Sadly, Judge Roy Moore of Alabama–so I heard–has failed a urine test and been extradited to Oregon. Soon-to-be governor Kate Brown has denied that Moore will be forced to undergo compulsory bisexuality reeducation. “I prefer nudges,” Brown appeared to say in a tumultuous press conference in which ostensible representatives of the LGBTQ community urged Brown for the umpteenth time to “butch it up a bit.” On a positive note, all 67 county probate judges in Alabama said they were no longer “confused” and would issue marriage licenses to “anything that moves.”

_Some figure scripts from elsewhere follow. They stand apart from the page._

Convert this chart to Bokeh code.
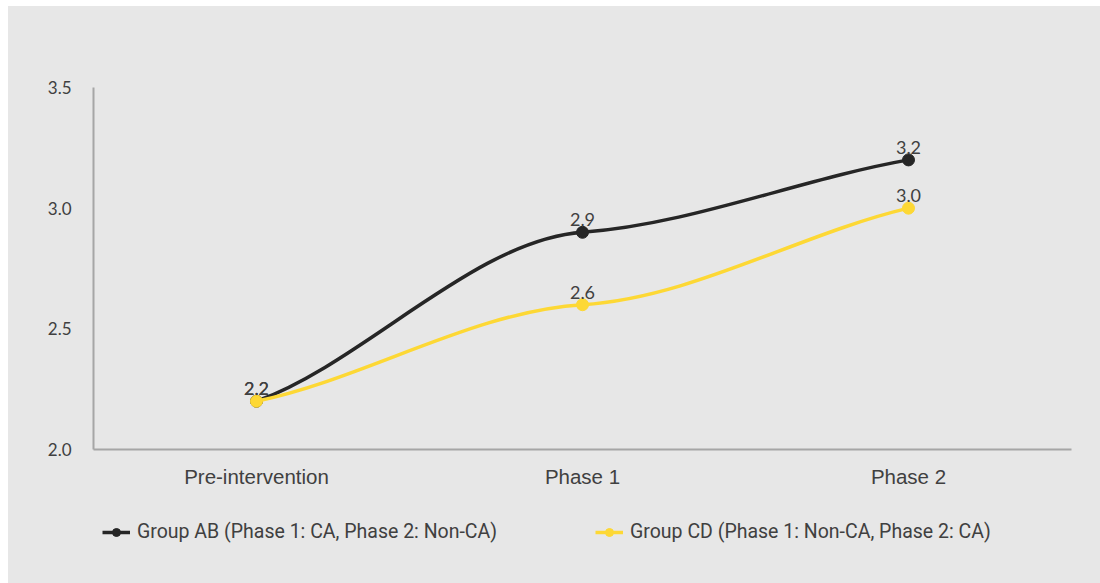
from bokeh.plotting import figure
from bokeh.models import (FactorRange, Range1d, FixedTicker, Legend, LegendItem,
                          ColumnDataSource, Spacer, NumeralTickFormatter)
from bokeh.layouts import column, row
from bokeh.core.properties import value
from bokeh.embed import file_html
from bokeh.resources import INLINE

# ---- data ----
categories = ["Pre-intervention", "Phase 1", "Phase 2"]
group_ab = [2.2, 2.9, 3.2]
group_cd = [2.2, 2.6, 3.0]
series_names = ["Group AB (Phase 1: CA, Phase 2: Non-CA)",
                "Group CD (Phase 1: Non-CA, Phase 2: CA)"]
y_ticks = [2.0, 2.5, 3.0, 3.5]

BG = "#e7e7e7"
TEXT = "#404040"
colors = ["#262626", "#fdd835"]

p = figure(x_range=FactorRange(*categories, range_padding=0),
           y_range=Range1d(2.0, 3.5),
           width=1092, height=500, output_backend="svg", toolbar_location=None,
           background_fill_alpha=0, border_fill_alpha=0,
           min_border_left=85, min_border_right=29, min_border_top=81,
           min_border_bottom=57, outline_line_color=None)
p.xgrid.visible = False
p.ygrid.visible = False

# axes styling
for ax in (p.xaxis, p.yaxis):
    ax.axis_line_color = "#a6a6a6"
    ax.axis_line_width = 2
    ax.major_tick_line_color = None
    ax.minor_tick_line_color = None
    ax.major_label_text_color = TEXT
p.xaxis.major_label_text_font = "Liberation Sans"
p.xaxis.major_label_text_font_size = "20.5px"
p.xaxis.major_label_standoff = 9
p.yaxis.ticker = FixedTicker(ticks=y_ticks)
p.yaxis.formatter = NumeralTickFormatter(format="0.0")
p.yaxis.major_label_text_font = "Lato"
p.yaxis.major_label_text_font_size = "17px"
p.yaxis.major_label_standoff = 16


def smooth_segments(vals):
    """Cubic Bezier segments through the data points (rendering of a smoothed line)."""
    n = len(vals)
    xs = [i + 0.5 for i in range(n)]  # synthetic category centres
    tang = []
    for i in range(n):
        if i == 0:
            m = 0.7 * (vals[1] - vals[0])
        elif i == n - 1:
            m = 0.8 * (vals[-1] - vals[-2])
        else:
            m = 0.2 * (vals[i + 1] - vals[i - 1]) / 2
        tang.append(m)
    seg = dict(x0=[], y0=[], x1=[], y1=[], cx0=[], cy0=[], cx1=[], cy1=[])
    for i in range(n - 1):
        dx = xs[i + 1] - xs[i]
        seg["x0"].append(xs[i]); seg["y0"].append(vals[i])
        seg["x1"].append(xs[i + 1]); seg["y1"].append(vals[i + 1])
        seg["cx0"].append(xs[i] + dx / 3); seg["cy0"].append(vals[i] + tang[i] * dx / 3)
        seg["cx1"].append(xs[i + 1] - dx / 3); seg["cy1"].append(vals[i + 1] - tang[i + 1] * dx / 3)
    return seg


for vals, col in zip([group_ab, group_cd], colors):
    src = ColumnDataSource(smooth_segments(vals))
    p.bezier(x0="x0", y0="y0", x1="x1", y1="y1", cx0="cx0", cy0="cy0",
             cx1="cx1", cy1="cy1", source=src, line_color=col, line_width=3.5)
    p.scatter(x=categories, y=vals, size=12, marker="circle",
              fill_color=col, line_color=col)
    p.text(x=categories, y=vals, text=[f"{v:.1f}" for v in vals],
           text_align="center", text_baseline="bottom", y_offset=-6,
           text_font=value("Lato"), text_font_size="18px", text_color=TEXT)

# ---- legend strip (separate figure below the chart) ----
pleg = figure(width=1092, height=77, output_backend="svg", toolbar_location=None,
              x_range=FactorRange(*categories), y_range=Range1d(2.0, 3.5),
              x_axis_location=None, y_axis_location=None,
              background_fill_alpha=0, border_fill_alpha=0,
              min_border=0, outline_line_color=None)
pleg.grid.visible = False
items = []
for vals, col, name in zip([group_ab, group_cd], colors, series_names):
    ln = pleg.line(x=categories, y=vals, line_color=col, line_width=3.5, visible=False)
    sc = pleg.scatter(x=categories, y=vals, size=12, marker="circle",
                      fill_color=col, line_color=col, visible=False)
    items.append(LegendItem(label=name, renderers=[ln, sc], index=0))

legend = Legend(items=items, orientation="horizontal", location=(9, 40),
                background_fill_alpha=0, border_line_color=None,
                label_text_font="Roboto", label_text_font_size="19.5px",
                label_text_color=TEXT, glyph_width=28, glyph_height=20,
                label_standoff=7, spacing=98, padding=0, margin=0)
pleg.add_layout(legend, "center")

inner = column(p, pleg, styles={"background-color": BG})
layout = column(Spacer(height=6), row(Spacer(width=8), inner))
open("out.html", "w").write(file_html(layout, INLINE))
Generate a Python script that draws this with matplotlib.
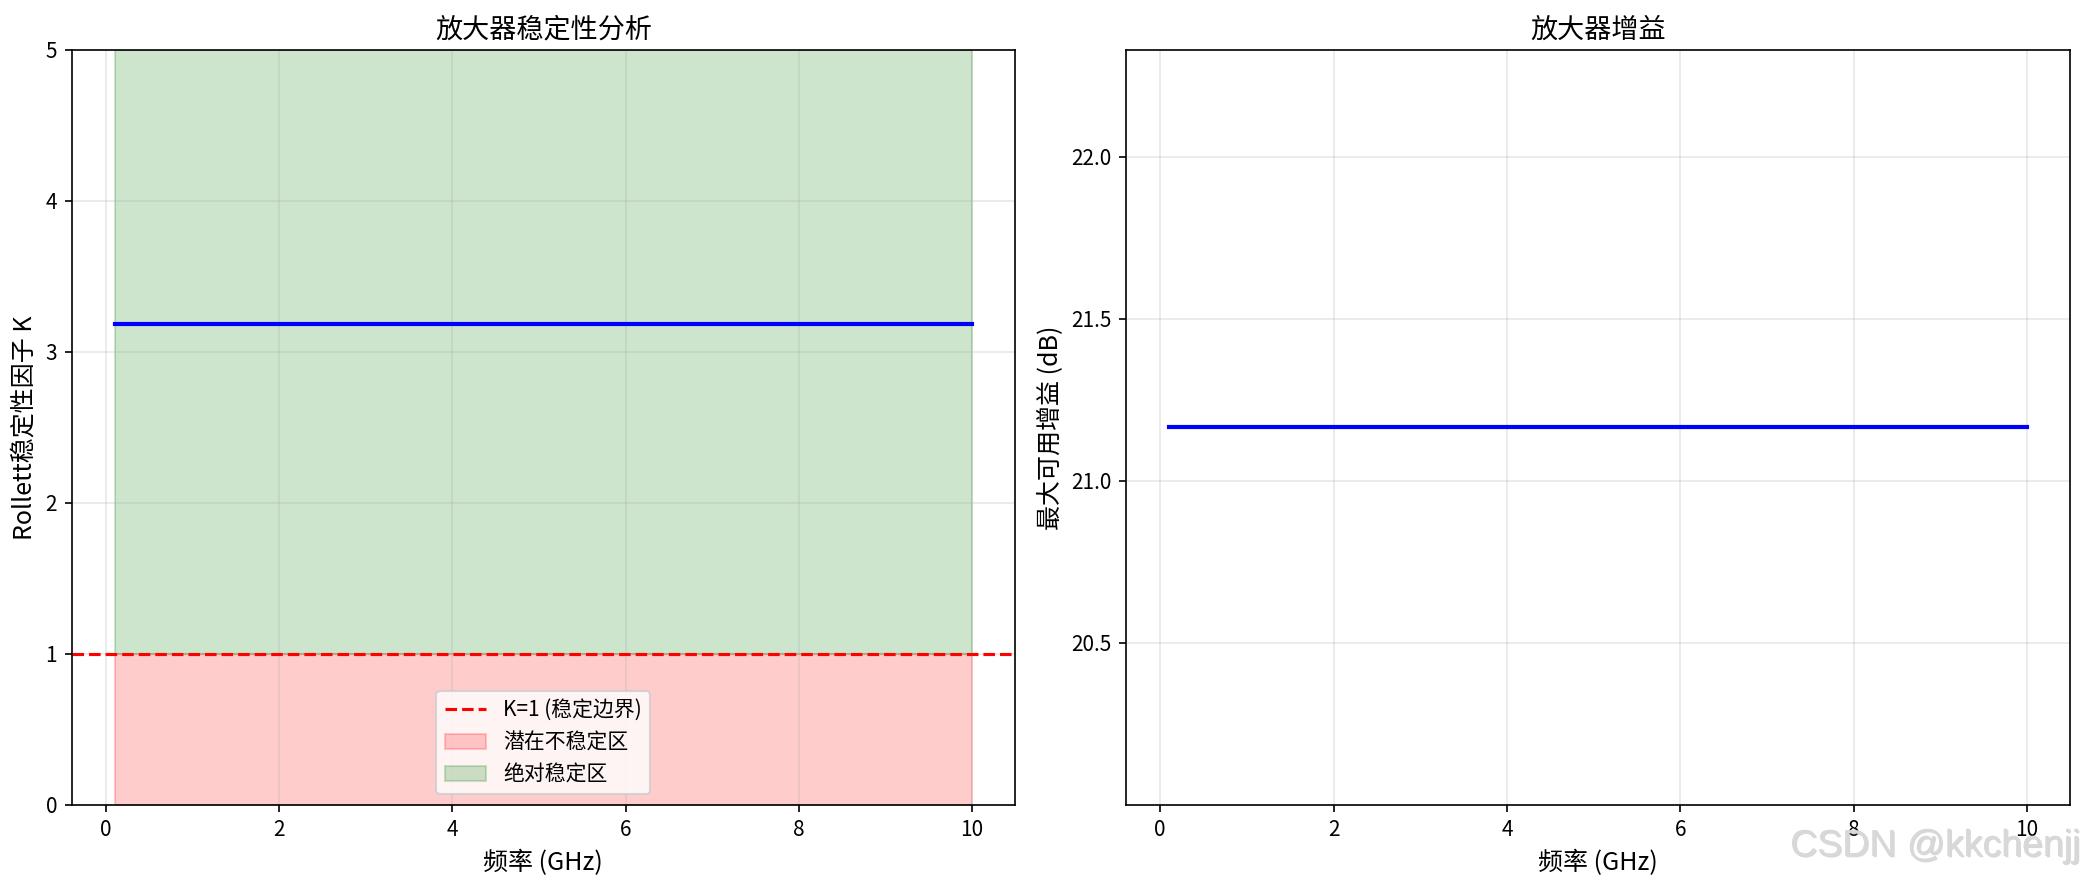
import matplotlib
matplotlib.use("Agg")
import matplotlib.pyplot as plt
import matplotlib.patheffects as pe
import numpy as np

plt.rcParams['font.family'] = ['Noto Sans CJK SC', 'DejaVu Sans']
plt.rcParams['axes.unicode_minus'] = False

# Data
freq_ghz = [0.1, 2.0, 4.0, 6.0, 8.0, 10.0]
k_factor = [3.185, 3.185, 3.185, 3.185, 3.185, 3.185]
max_gain_db = [21.165, 21.165, 21.165, 21.165, 21.165, 21.165]
k_boundary = 1.0
k_ylim = (0, 5)

W, H = 2084, 884
fig = plt.figure(figsize=(W / 150, H / 150), dpi=150)

top = 50 / H
bottom = 804.7 / H
ax1 = fig.add_axes([71.7 / W, 1 - bottom, (1015 - 71.7) / W, bottom - top])
ax2 = fig.add_axes([1126 / W, 1 - bottom, (2070 - 1126) / W, bottom - top])

# Left: stability
ax1.plot(freq_ghz, k_factor, 'b-', linewidth=2)
ax1.axhline(y=k_boundary, color='r', linestyle='--', linewidth=1.5, label='K=1 (稳定边界)')
ax1.fill_between(freq_ghz, 0, k_boundary, alpha=0.2, color='red', label='潜在不稳定区')
ax1.fill_between(freq_ghz, k_boundary, k_ylim[1], alpha=0.2, color='green', label='绝对稳定区')
ax1.set_ylim(*k_ylim)
ax1.set_xlabel('频率 (GHz)', fontsize=12)
ax1.set_ylabel('Rollett稳定性因子 K', fontsize=12)
ax1.set_title('放大器稳定性分析', fontsize=13)
ax1.grid(True, alpha=0.3)
ax1.legend(loc='lower center', fontsize=10)

# Right: gain
ax2.plot(freq_ghz, max_gain_db, 'b-', linewidth=2)
ax2.set_xlabel('频率 (GHz)', fontsize=12)
ax2.set_ylabel('最大可用增益 (dB)', fontsize=12)
ax2.set_title('放大器增益', fontsize=13)
ax2.grid(True, alpha=0.3)

# Watermark
fig.text(2080 / W, 1 - 856 / H, 'CSDN @kkchenjj', ha='right', va='baseline',
         fontsize=18, color='#d8d8d8', family=['Liberation Sans', 'DejaVu Sans'],
         path_effects=[pe.withSimplePatchShadow(offset=(0.6, -0.6), shadow_rgbFace='#b0b0b0', alpha=0.5),
                       pe.Normal()])

fig.savefig('out.png', dpi=150)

Clarence Thomas and Antonin Scalia know indecorous when they see it. Who am I to judge them for dissenting from a denial of a stay of an injunction that… Bottom line, this morning there are gay marriages going on in Alabama, despite Roy Moore, despite Long Dong Silver, and despite Scalia turning scarlet with the indecorousness of it all. I have to agree with them, though, that the Supreme Court seems to want to lead from behind on same-sex marriage. Tant pis for the Supreme Court. By the way, gay marriages are probably not the most indecorous thing to have happened in Alabama.
I also regretfully find myself agreeing with Senator John McCain that Angela Merkel’s repeated assertions that there “is no military solution in Ukraine” are mere truisms, and “should not lead us to believe that there is no military dimension to the problem, or that hard power can play no role in a favorable solution.” Merkel certainly seems to have a thankless task right now, and I think the American people wisely chose not to elect a cranky and hotheaded President in 2008, but McCain is right to point out that “when Berlin was surrounded, we sent in an airlift…we didn’t say, ‘hey, we don’t want to provoke the Russians.'” At today’s Washington news conference with Obama, though, Merkel seemed to me to imply that she would not be upset if “President Barack” sent up-to-date radar and antitank weapons to Ukraine.
P.S. The Supreme Court ruled in 1967 (Loving v. Virginia) that bans on interracial marriage were unconstitutional. In 2000, thirty-three years later, Alabama voters aligned themselves with the law of the land by repealing the state ban on interracial marriage. The vote was 59 percent (801,000) to 41 percent (545,000). That is, 545,00 Alabamans voted to maintain the state prohibition on interracial marriage (which one could say was long since a dead letter, except that many local probate judges had continued to refuse to issue licenses to interracial couples).